Bolsonaro e a tendência em atropelar as leis

do Notícias R7

Por Luiz Fernando Vianna/Revista Época

Jair Bolsonaro se queixou, no sábado 22, de que “o Legislativo, cada vez mais, passa a ter superpoderes” e que, assim, o presidente da República vira uma rainha da Inglaterra – ou seja, tem o trono, mas não manda no país. Durante 28 anos (1991 a 2018), Bolsonaro integrou o Legislativo como deputado federal. 

A reclamação nasceu de um caso em que, por não ter entendido a decisão ou não ter desejado entender, ele se enganou. Parlamentares não passarão a nomear pessoas para as agências reguladoras, e sim preparar uma lista tríplice, que será submetida ao presidente.
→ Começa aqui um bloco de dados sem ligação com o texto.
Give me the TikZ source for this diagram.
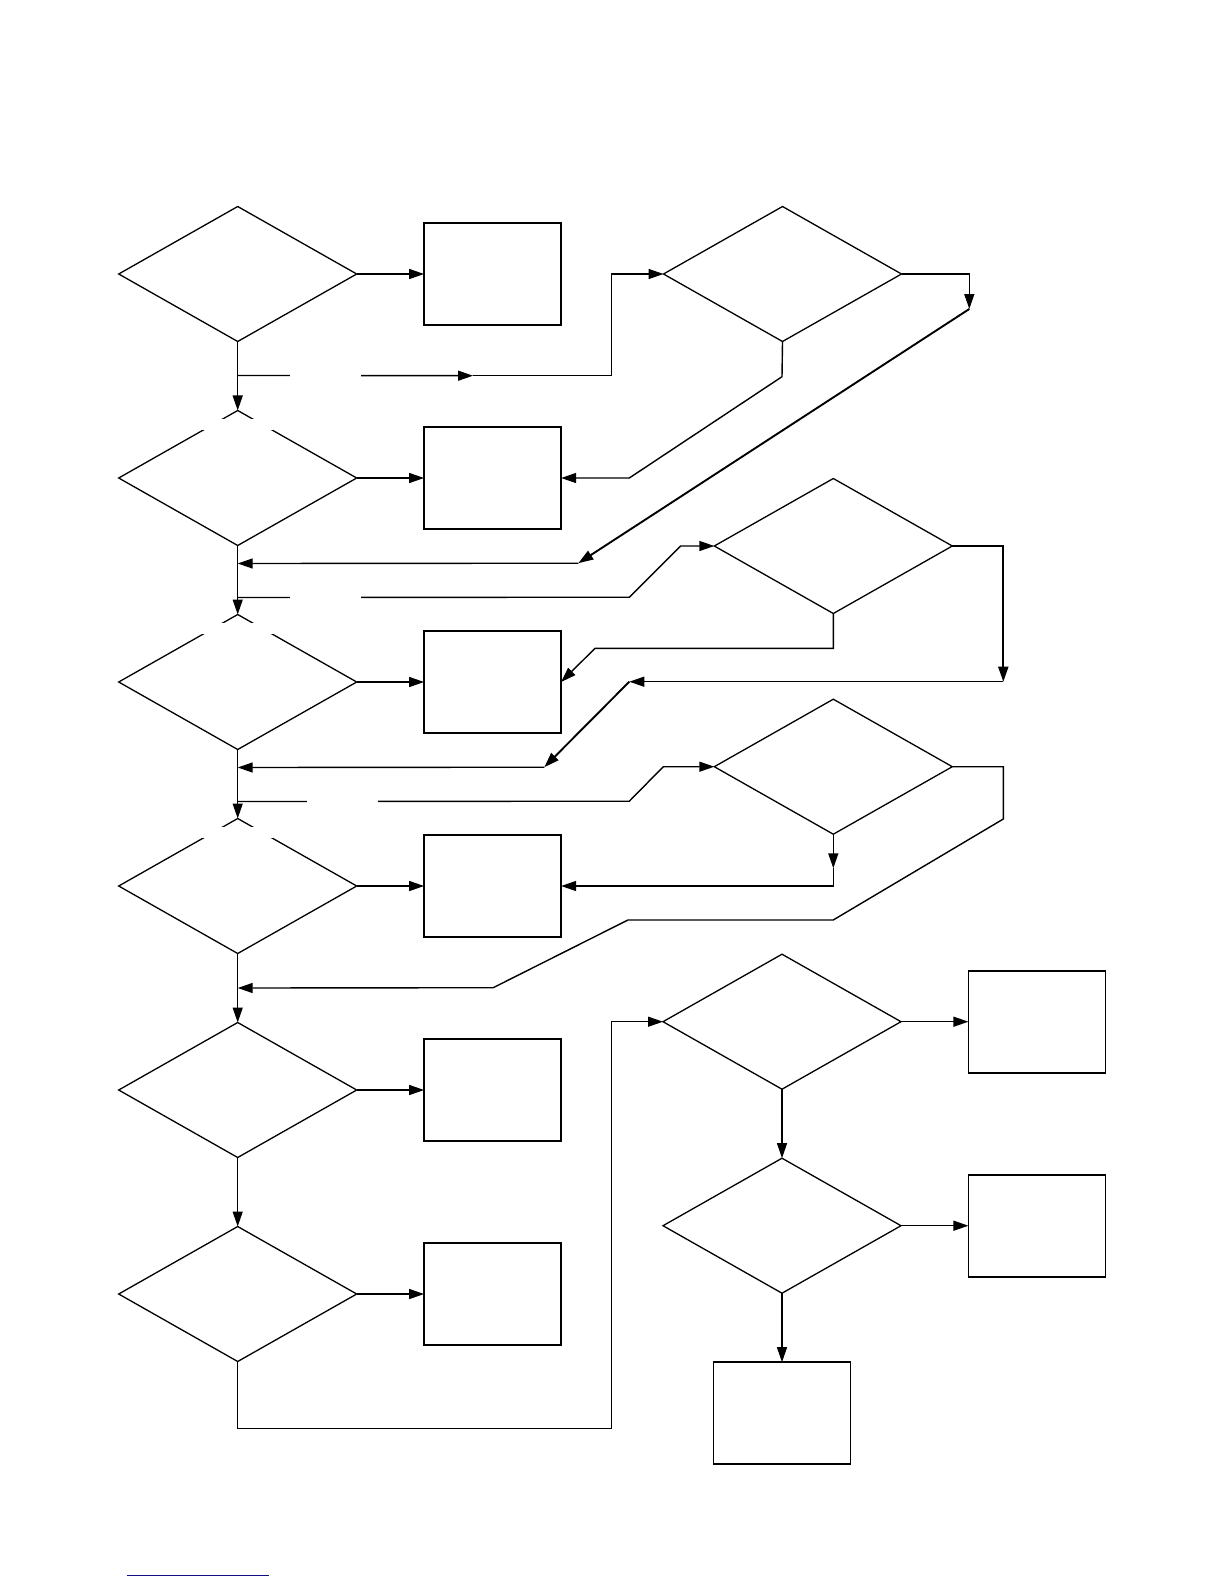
\documentclass[tikz,border=0pt]{standalone}
\usepackage{xcolor}
\usetikzlibrary{shapes.geometric, arrows.meta, positioning, calc}
\definecolor{linkblue}{RGB}{16,16,128}

\begin{document}
\begin{tikzpicture}[
  x=0.5pt, y=-0.5pt,
  node distance=34.5pt,
  dec/.style={diamond, draw, line width=0.65pt, minimum width=119pt,
              minimum height=67.5pt, inner sep=0pt, outer sep=0pt},
  proc/.style={rectangle, draw, line width=0.9pt, minimum width=68.5pt,
               minimum height=51pt, inner sep=0pt, outer sep=0pt},
  lblgap/.style={fill=white, minimum width=35.5pt, minimum height=5.5pt, inner sep=0pt},
  arr/.style={-{Triangle[length=7.5pt,width=5pt]}, line width=0.7pt},
  heavy/.style={line width=0.95pt}
]
  \useasboundingbox (0,0) rectangle (1224,1584);

  % left column
  \node[dec] (q1) at (237.7,274) {};
  \node[proc, right=33.7pt of q1] (b1) {};
  \node[dec,  below=of q1] (q2) {};
  \node[proc, right=33.7pt of q2] (b2) {};
  \node[dec,  below=of q2] (q3) {};
  \node[proc, right=33.7pt of q3] (b3) {};
  \node[dec,  below=of q3] (q4) {};
  \node[proc, right=33.7pt of q4] (b4) {};
  \node[dec,  below=of q4] (q5) {};
  \node[proc, right=33.7pt of q5] (b5) {};
  \node[dec,  below=of q5] (q6) {};
  \node[proc, right=33.7pt of q6] (b6) {};

  % right side
  \node[dec, right=51.2pt of b1] (r1) {};
  \node[dec] (r2) at (833.3,546) {};
  \node[dec] (r3) at (833.3,766.7) {};
  \node[dec] (r4) at (782,1021.7) {};
  \node[proc, right=33.7pt of r4] (b7) {};
  \node[dec,  below=of r4] (r5) {};
  \node[proc, right=33.7pt of r5] (b8) {};
  \node[proc, below=of r5] (b9) {};

  % blank label patches on the diamond tops
  \node[lblgap] (g2) at ($(q2.north)+(0,13.6)$) {};
  \node[lblgap] (g3) at ($(q3.north)+(0,13.6)$) {};
  \node[lblgap] (g4) at ($(q4.north)+(0,13.6)$) {};

  % junctions on the trunk
  \coordinate (j1) at ($(q1.south)+(0,34)$);
  \coordinate (j2) at ($(q2.south)+(0,52)$);
  \coordinate (j3) at ($(q3.south)+(0,52)$);
  \coordinate (m2) at ($(q2.south)+(0,18)$);
  \coordinate (m3) at ($(q3.south)+(0,18)$);
  \coordinate (m4) at ($(q4.south)+(0,34.5)$);

  % bends
  \coordinate (a1)  at (473,375.7);
  \coordinate (k1)  at (611.7,274);
  \coordinate (c1)  at (782,376.7);
  \coordinate (c2)  at (629.3,478);
  \coordinate (c3)  at (969.3,274);
  \coordinate (c4)  at (969.3,309);
  \coordinate (c5)  at (578.3,563.2);
  \coordinate (c6)  at (629.3,597.2);
  \coordinate (c7)  at (680.7,546);
  \coordinate (c8)  at (833.3,648.3);
  \coordinate (c9)  at (595,648.3);
  \coordinate (c10) at (1003.3,546);
  \coordinate (c11) at (1003.3,681.7);
  \coordinate (c12) at (629.3,681.7);
  \coordinate (c13) at (544.3,767.2);
  \coordinate (c14) at (629.3,801.2);
  \coordinate (c15) at (663.3,766.7);
  \coordinate (c16) at (833.3,868.3);
  \coordinate (c18) at (1003.3,766.7);
  \coordinate (c19) at (1003.3,819);
  \coordinate (c20) at (833.2,920);
  \coordinate (c21) at (627.9,920);
  \coordinate (c22) at (493.2,987.7);
  \coordinate (c24) at (611.7,1428.6);

  % trunk
  \draw[arr] (q1) -- (q2);
  \draw[arr] (q2) -- (q3);
  \draw[arr] (q3) -- (q4);
  \draw[arr] (q4) -- (q5);
  \draw[arr] (q5) -- (q6);

  % diamonds to boxes
  \draw[arr] (q1) -- (b1);
  \draw[arr] (q2) -- (b2);
  \draw[arr] (q3) -- (b3);
  \draw[arr] (q4) -- (b4);
  \draw[arr] (q5) -- (b5);
  \draw[arr] (q6) -- (b6);

  % first branch
  \draw[arr] (j1) -- node[lblgap, pos=0.373] (g1) {} (a1);
  \draw[arr] (a1) -| (k1) -- (r1.west);
  \draw[arr] (r1.south) -- (c1) -- (c2) -- (b2.east);
  \draw[arr] (r1.east) -- (c3) -- (c4);
  \draw[arr, heavy] (c4) -- (c5);
  \draw[arr] (c5) -- (m2);

  % second branch
  \draw[arr] (j2) -- node[lblgap, pos=0.224] (g5) {} (c6) -- (c7) -- (r2.west);
  \draw[arr] (r2.south) -- (c8) -- (c9) -- (b3.east);
  \draw[arr, heavy] (r2.east) -- (c10) -- (c11);
  \draw[arr] (c11) -- (c12);
  \draw[arr, heavy] (c12) -- (c13);
  \draw[arr] (c13) -- (m3);

  % third branch
  \draw[arr] (j3) -- node[lblgap, pos=0.268] (g6) {} (c14) -- (c15) -- (r3.west);
  \draw[arr] (r3.south) -- (c16);
  \draw[arr] (c16) |- (b4.east);
  \draw[arr] (r3.east) -- (c18) -- (c19) -- (c20) -- (c21) -- (c22) -- (m4);

  % lower part
  \draw[arr] (q6.south) |- (c24) |- (r4.west);
  \draw[arr] (r4) -- (b7);
  \draw[arr, line width=0.55pt] (r4) -- (r5);
  \draw[arr] (r5) -- (b8);
  \draw[arr, line width=0.55pt] (r5) -- (b9);

  \draw[linkblue, line width=0.6pt] (126.7,1575.3) -- (269,1575.3);
\end{tikzpicture}
\end{document}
Arroubos contra o Congresso e contra o Judiciário têm sido frequentes nestes seis meses de governo Bolsonaro. A manifestação em seu apoio – e com o seu incentivo – que aconteceu nas ruas em 26 de maio teve em deputados e ministros do Supremo Tribunal Federal os alvos principais.

Limites legais, inerentes a uma democracia, incomodam Bolsonaro, um entusiasta da ditadura que vigorou no Brasil de 1964 a 1985. Em janeiro, ele assinou Medida Provisória transferindo da Funai (Fundação Nacional do Índio) para o Ministério da Agricultura a responsabilidade pela demarcação de terras indígenas. Em maio, a Câmara dos Deputados derrubou a decisão e devolveu a missão à Funai. Na quarta 19, o presidente editou nova medida determinando a transferência para a Agricultura. A manobra é inconstitucional, pois não é permitido reeditar MP numa mesma legislatura (a atual já decidiu sobre a questão).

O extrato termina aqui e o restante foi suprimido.